Go through the material and write it all out exactly, minus the pictures.
## begin Data block
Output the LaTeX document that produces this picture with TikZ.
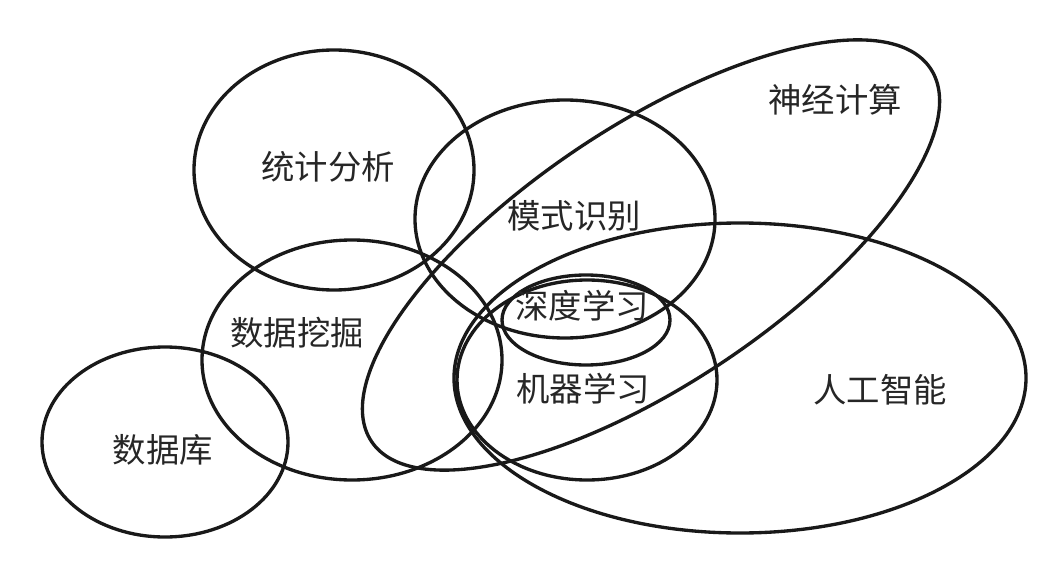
\documentclass[tikz,border=0pt]{standalone}
\usepackage{fontspec}
\newfontfamily\cjk{Noto Sans CJK SC}
\usepackage{tikz}

\begin{document}
\begin{tikzpicture}[
    x=0.02cm, y=0.02cm,
    every node/.style={font=\cjk\fontsize{19}{21}\selectfont, inner sep=0pt, text=black!85},
    setline/.style={line width=1.9pt, black!90}
]
\useasboundingbox (0,0) rectangle (1044,562);

% fields as ellipses
\draw[setline] (334,392) ellipse [x radius=140, y radius=120];
\draw[setline] (352,202) ellipse [x radius=150, y radius=120];
\draw[setline] (165,120) ellipse [x radius=123, y radius=95];
\draw[setline] (565,343) ellipse [x radius=150, y radius=119];
\draw[setline, rotate around={33.7:(651,307)}] (651,307) ellipse [x radius=336, y radius=129];
\draw[setline] (740,184) ellipse [x radius=286, y radius=155];
\draw[setline] (587,182) ellipse [x radius=130, y radius=100];
\draw[setline] (586,242) ellipse [x radius=84, y radius=45];

% labels
\node (stat) at (328,395) {统计分析};
\node (mining) at (297,229) {数据挖掘};
\node (db) at (163,112) {数据库};
\node (pattern) at (574,346) {模式识别};
\node (neural) at (835,462) {神经计算};
\node (deep) at (582,256) {深度学习};
\node (ml) at (583,173) {机器学习};
\node (ai) at (880,172) {人工智能};
\end{tikzpicture}
\end{document}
## end Data block
-- Problem solution --
Output the LaTeX document that produces this picture with TikZ.
\documentclass[tikz,border=0pt]{standalone}
\usepackage{fontspec}
\newfontfamily\cjk{Noto Sans CJK SC}
\usepackage{tikz}

\begin{document}
\begin{tikzpicture}[
    x=0.02cm, y=0.02cm,
    every node/.style={font=\cjk\fontsize{19}{21}\selectfont, inner sep=0pt, text=black!85},
    setline/.style={line width=1.9pt, black!90}
]
\useasboundingbox (0,0) rectangle (1044,562);

% fields as ellipses
\draw[setline] (334,392) ellipse [x radius=140, y radius=120];
\draw[setline] (352,202) ellipse [x radius=150, y radius=120];
\draw[setline] (165,120) ellipse [x radius=123, y radius=95];
\draw[setline] (565,343) ellipse [x radius=150, y radius=119];
\draw[setline, rotate around={33.7:(651,307)}] (651,307) ellipse [x radius=336, y radius=129];
\draw[setline] (740,184) ellipse [x radius=286, y radius=155];
\draw[setline] (587,182) ellipse [x radius=130, y radius=100];
\draw[setline] (586,242) ellipse [x radius=84, y radius=45];

% labels
\node (stat) at (328,395) {统计分析};
\node (mining) at (297,229) {数据挖掘};
\node (db) at (163,112) {数据库};
\node (pattern) at (574,346) {模式识别};
\node (neural) at (835,462) {神经计算};
\node (deep) at (582,256) {深度学习};
\node (ml) at (583,173) {机器学习};
\node (ai) at (880,172) {人工智能};
\end{tikzpicture}
\end{document}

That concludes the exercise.